Later on I ask her whether she'd want the next Labour government to reverse some cuts, like those to the forensic science service. "I think it goes further than that, it's about what are your priorities, one of your priorities has to be, what are the challenges that you're facing now? You can't predict how Britain is going to be in three years' time."
She also surprises me by clearly identifying some quite Blairite policies she disagreed with. "I was quite a critic of things like the New Deal, and Labour's renewal, because we had presumption about what community looked like, and we had a presumption about what participation looked like. We had quite a consumer complaints approach. And I do think it challenges some people on the left to think about really devolving power, and we being willing to empower people.
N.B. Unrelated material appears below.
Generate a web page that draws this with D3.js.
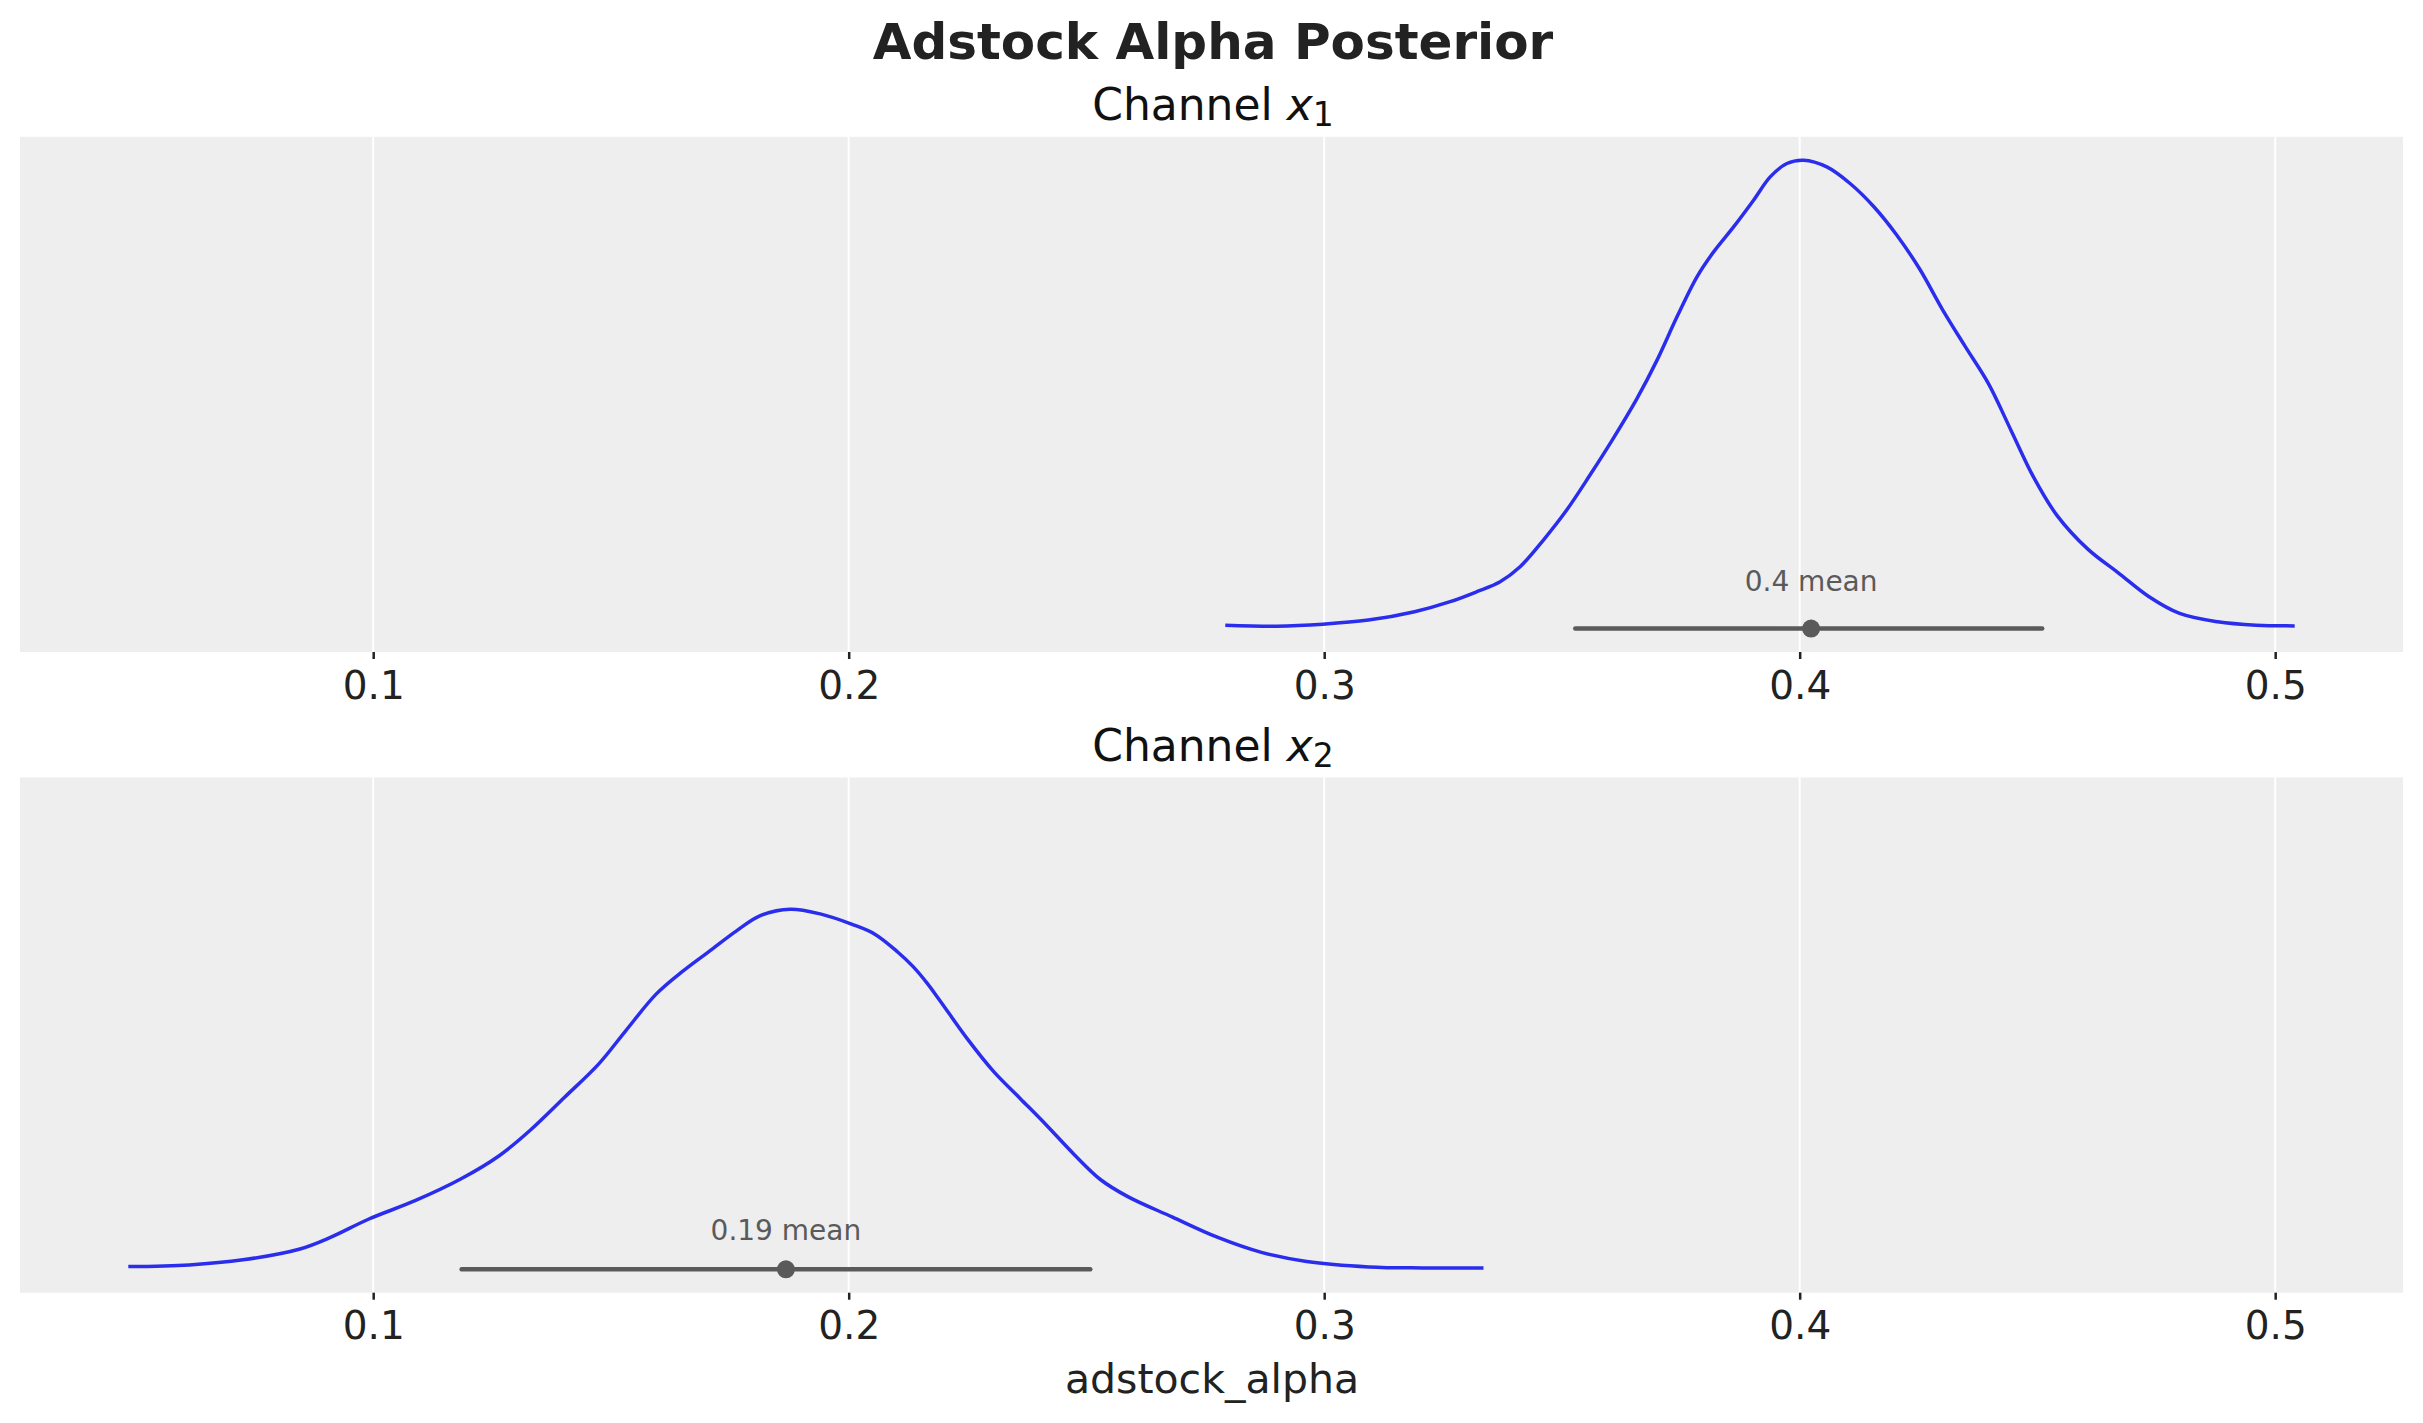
<!DOCTYPE html>
<html>
<head>
<meta charset="utf-8">
<script src="https://cdn.jsdelivr.net/npm/d3@7"></script>
<style>
  html, body { margin: 0; padding: 0; background: #ffffff; }
  svg { display: block; font-family: "DejaVu Sans", sans-serif; }
</style>
</head>
<body>
<svg id="chart" width="2423" height="1423"></svg>
<script>
// ---------------- data ----------------
const chartTitle = "Adstock Alpha Posterior";
const xLabel = "adstock_alpha";
const channelSubscripts = ["1", "2"];
const xTicks = [0.1, 0.2, 0.3, 0.4, 0.5];

// Channel x1 posterior density (x value, density)
const kdeX1 = [
  [0.2792, 0.094], [0.2900, 0.067], [0.2997, 0.122], [0.3093, 0.236], [0.3190, 0.468],
  [0.3265, 0.746], [0.3321, 1.023], [0.3370, 1.300], [0.3412, 1.716], [0.3461, 2.456],
  [0.3510, 3.288], [0.3559, 4.258], [0.3608, 5.275], [0.3658, 6.384], [0.3700, 7.446],
  [0.3742, 8.646], [0.3784, 9.755], [0.3819, 10.448], [0.3861, 11.141], [0.3903, 11.881],
  [0.3938, 12.527], [0.3973, 12.898], [0.4008, 12.990], [0.4057, 12.804], [0.4106, 12.344],
  [0.4156, 11.700], [0.4204, 10.916], [0.4252, 9.979], [0.4300, 8.856], [0.4348, 7.825],
  [0.4397, 6.794], [0.4445, 5.483], [0.4493, 4.172], [0.4541, 3.141], [0.4606, 2.204],
  [0.4670, 1.547], [0.4734, 0.890], [0.4799, 0.421], [0.4879, 0.188], [0.4960, 0.094],
  [0.5041, 0.075]
];

// Channel x2 posterior density (x value, density)
const kdeX2 = [
  [0.0485, 0.075], [0.0613, 0.122], [0.0726, 0.262], [0.0846, 0.563], [0.0910, 0.884],
  [0.0991, 1.394], [0.1088, 1.902], [0.1184, 2.503], [0.1265, 3.149], [0.1329, 3.842],
  [0.1402, 4.765], [0.1474, 5.691], [0.1531, 6.614], [0.1595, 7.631], [0.1652, 8.277],
  [0.1708, 8.832], [0.1764, 9.386], [0.1813, 9.802], [0.1877, 9.987], [0.1942, 9.849],
  [0.2006, 9.572], [0.2055, 9.295], [0.2103, 8.800], [0.2135, 8.400], [0.2164, 7.950],
  [0.2192, 7.449], [0.2248, 6.418], [0.2305, 5.481], [0.2361, 4.732], [0.2417, 3.982],
  [0.2474, 3.186], [0.2530, 2.483], [0.2587, 2.015], [0.2680, 1.452], [0.2775, 0.890],
  [0.2868, 0.469], [0.2963, 0.216], [0.3094, 0.066], [0.3207, 0.037], [0.3335, 0.037]
];

const hdiLow = [0.3528, 0.1186];
const hdiHigh = [0.4510, 0.2508];
const meanValues = [0.4024, 0.1868];
const meanLabels = ["0.4 mean", "0.19 mean"];

// ---------------- layout ----------------
const W = 2423, H = 1423;
const left = 20, right = 2403;
const panelTops = [136.8, 777.5];
const panelH = 515.2;

const svg = d3.select("#chart");
const series = [kdeX1, kdeX2];

const allX = series.flat().map(d => d[0]);
const xMin = d3.min(allX), xMax = d3.max(allX);
const xPad = (xMax - xMin) * 0.05;
const x = d3.scaleLinear().domain([xMin - xPad, xMax + xPad]).range([left, right]);

const yMax = d3.max(series.flat(), d => d[1]);

// title
svg.append("text")
  .attr("x", 1213).attr("y", 58.5)
  .attr("text-anchor", "middle")
  .attr("font-size", 50).attr("font-weight", "bold")
  .attr("fill", "#222222")
  .text(chartTitle);

series.forEach((data, i) => {
  const top = panelTops[i];
  const bottom = top + panelH;
  const y = d3.scaleLinear().domain([-0.05 * yMax, 1.05 * yMax]).range([bottom, top]);
  const g = svg.append("g");

  // background
  g.append("rect")
    .attr("x", left).attr("y", top)
    .attr("width", right - left).attr("height", panelH)
    .attr("fill", "#eeeeee");

  // grid
  g.selectAll("line.grid").data(xTicks).enter().append("line")
    .attr("class", "grid")
    .attr("x1", d => x(d)).attr("x2", d => x(d))
    .attr("y1", top).attr("y2", bottom)
    .attr("stroke", "#ffffff").attr("stroke-width", 2);

  // axis
  const axis = d3.axisBottom(x).tickValues(xTicks).tickFormat(d3.format(".1f"))
    .tickSize(7).tickPadding(12);
  const ag = g.append("g").attr("transform", `translate(0,${bottom})`).call(axis);
  ag.select(".domain").remove();
  ag.selectAll(".tick line").attr("stroke", "#222222").attr("stroke-width", 2.5);
  ag.selectAll(".tick text")
    .attr("font-size", 39).attr("fill", "#222222")
    .attr("font-family", "DejaVu Sans");

  // subplot title
  const t = svg.append("text")
    .attr("x", 1213).attr("y", top - 16.8)
    .attr("text-anchor", "middle")
    .attr("font-size", 44).attr("fill", "#111111");
  t.append("tspan").text("Channel ");
  t.append("tspan").attr("font-style", "italic").text("x");
  t.append("tspan").attr("font-size", 33).attr("dy", 6).text(channelSubscripts[i]);

  // KDE line
  const line = d3.line()
    .x(d => x(d[0])).y(d => y(d[1]))
    .curve(d3.curveCatmullRom.alpha(0.5));
  g.append("path")
    .datum(data)
    .attr("d", line)
    .attr("fill", "none")
    .attr("stroke", "#2a2eec")
    .attr("stroke-width", 3.5)
    .attr("stroke-linejoin", "round");

  // HDI
  g.append("line")
    .attr("x1", x(hdiLow[i])).attr("x2", x(hdiHigh[i]))
    .attr("y1", y(0)).attr("y2", y(0))
    .attr("stroke", "#5a5a5a").attr("stroke-width", 4.5)
    .attr("stroke-linecap", "round");

  g.append("circle")
    .attr("cx", x(meanValues[i])).attr("cy", y(0))
    .attr("r", 9).attr("fill", "#5a5a5a");

  const panelMax = d3.max(data, d => d[1]);
  g.append("text")
    .attr("x", x(meanValues[i])).attr("y", y(panelMax * 0.08))
    .attr("text-anchor", "middle")
    .attr("font-size", 28).attr("fill", "#5a5a5a")
    .text(meanLabels[i]);
});

// x label
svg.append("text")
  .attr("x", 1212).attr("y", 1393)
  .attr("text-anchor", "middle")
  .attr("font-size", 41).attr("fill", "#222222")
  .text(xLabel);
</script>
</body>
</html>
"Progressive politics is about empowering people. That different type of relationship has to come about across the movement, and it has to come across through public services."
Given all the problems the government's facing, does she think Labour should be preparing for a sudden, early general election? "Wiser people than me need to make that assessment. But I think we have to be clear that we're more than an opposition, we're an alternative. It's not about the cuts themselves, it's about a different set of priorities."
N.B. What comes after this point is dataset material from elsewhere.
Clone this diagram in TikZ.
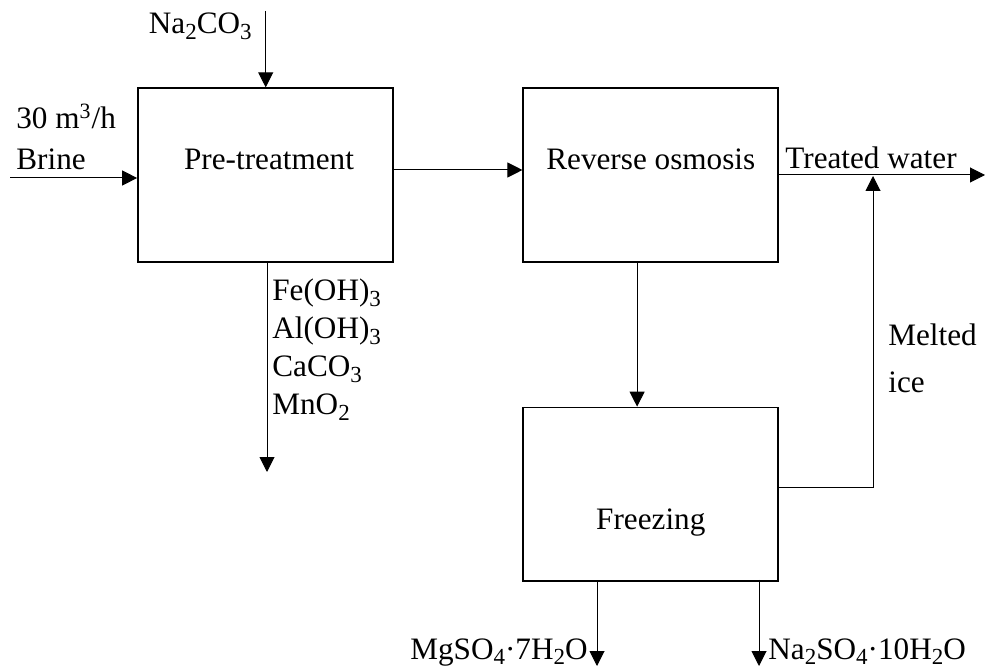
\documentclass[tikz,border=0pt]{standalone}
\usepackage{fontspec}
\setmainfont{Liberation Serif}
\usepackage{tikz}
\usetikzlibrary{arrows.meta, positioning}
\newcommand\chemsub[1]{\raisebox{-0.4ex}{\fontsize{11.5}{12}\selectfont #1}}

\begin{document}
\begin{tikzpicture}[
  x=0.5pt, y=-0.5pt,
  font=\fontsize{15.6}{18}\selectfont,
  box/.style={draw, line width=0.85pt, minimum width=127.5pt, minimum height=86.8pt, inner sep=0pt},
  ar/.style={-{Triangle[length=7.5pt, width=7.5pt]}, line width=0.5pt},
  lbl/.style={inner sep=0pt}
]
\useasboundingbox (0,0) rectangle (986,668);
% process units
\node[box] (pre) at (265.5,175) {};
\node[box, right=64.3pt of pre] (ro) {};
\node[box, below=72pt of ro] (frz) {};
\node[lbl, anchor=base] at ([xshift=1.75pt, yshift=2.5pt]pre.center) {Pre-treatment};
\node[lbl, anchor=base] at ([yshift=2.8pt]ro.center) {Reverse osmosis};
\node[lbl, anchor=base] at ([yshift=-17.8pt]frz.center) {Freezing};
% free ends
\coordinate (naIn) at (265.7,11);
\coordinate (brineIn) at (10,178);
\coordinate (waterOut) at (985,175);
\coordinate (mix) at (873,176);
\coordinate (sludgeOut) at (267,472);
\coordinate (mgOut) at (597,666);
\coordinate (naOut) at (759,666);
% streams
\draw[ar] (naIn) -- (naIn |- pre.north);
\draw[ar] (brineIn) -- (brineIn -| pre.west);
\draw[ar] ([yshift=2.5pt]pre.east) -- ([yshift=2.5pt]ro.west);
\draw[ar] (ro.east) -- (waterOut);
\draw[ar] ([xshift=-6.85pt]ro.south) -- ([xshift=-6.85pt]frz.north);
\draw[ar] ([yshift=3.65pt]frz.east) -| (mix);
\draw[ar] (sludgeOut |- pre.south) -- (sludgeOut);
\draw[ar] (mgOut |- frz.south) -- (mgOut);
\draw[ar] ([yshift=1pt]naOut |- frz.south) -- (naOut);
% stream labels
\node[lbl, anchor=base east] at (252,34) {Na\chemsub{2}CO\chemsub{3}};
\node[lbl, anchor=base west] at (16,129) {30 m\textsuperscript{3}/h};
\node[lbl, anchor=base west] at (16,170) {Brine};
\node[lbl, anchor=base west] at (785,169) {Treated water};
\node[lbl, anchor=base west] at (888,346) {Melted};
\node[lbl, anchor=base west] at (888,393) {ice};
\node[lbl, anchor=base west] at (272,301) {Fe(OH)\chemsub{3}};
\node[lbl, anchor=base west] at (272,339) {Al(OH)\chemsub{3}};
\node[lbl, anchor=base west] at (272,377) {CaCO\chemsub{3}};
\node[lbl, anchor=base west] at (272,415) {MnO\chemsub{2}};
\node[lbl, anchor=base east] at (588,659) {MgSO\chemsub{4}·7H\chemsub{2}O};
\node[lbl, anchor=base west] at (768,659) {Na\chemsub{2}SO\chemsub{4}·10H\chemsub{2}O};
\end{tikzpicture}
\end{document}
She claims - repeatedly and stridently - that her politics is influenced by a fascination about what motivates people, and what MPs should be doing to drive engagement. "Certainly one of the challenges I see, for the left, is that I look at the next 60 years and the things my generation has to deal with, you cannot deal with that just by legislation alone. The public have to be part of that, the public have to be part of making the choices of what you want to do."
I find that another difficulty - here's someone who can't tell me what the government's priorities should be in three years time, but who wants to look at those for the next half a century. There's nothing wrong with that, but I can't help feeling like all Labour politicians Creasy is going to have to find an answer to the first question, much more urgently than the second.
So when she sits in Prime Minister's Questions, does she find herself torn between this ethos of participation, and wanting Ed Miliband to land blows on David Cameron?
"There is a dichotomy. People have a frame through which they understand politics and PMQs is one of those things. Of course it's important people have a process where they can ask the prime minister a question, and that can be a mechanism for change. But you also need a way of involving people. The loansharking stuff came from me seeing an impact in my local community, but ultimately the people in Walthamstow need a better-regulated credit market, and that comes from national action."
And then, before I can ask another question she's off again on another massive tangent and it's difficult to butt in. "Waltham Forest is where the person who invented iPads and iPods is from, and I always tell that to the kids in Walthamstow, and I'm like, you're telling me that's it, that's our sum total for the next hundred years? There's kids there who are bright, creative and talented. People write them off because they live in Walthamstow."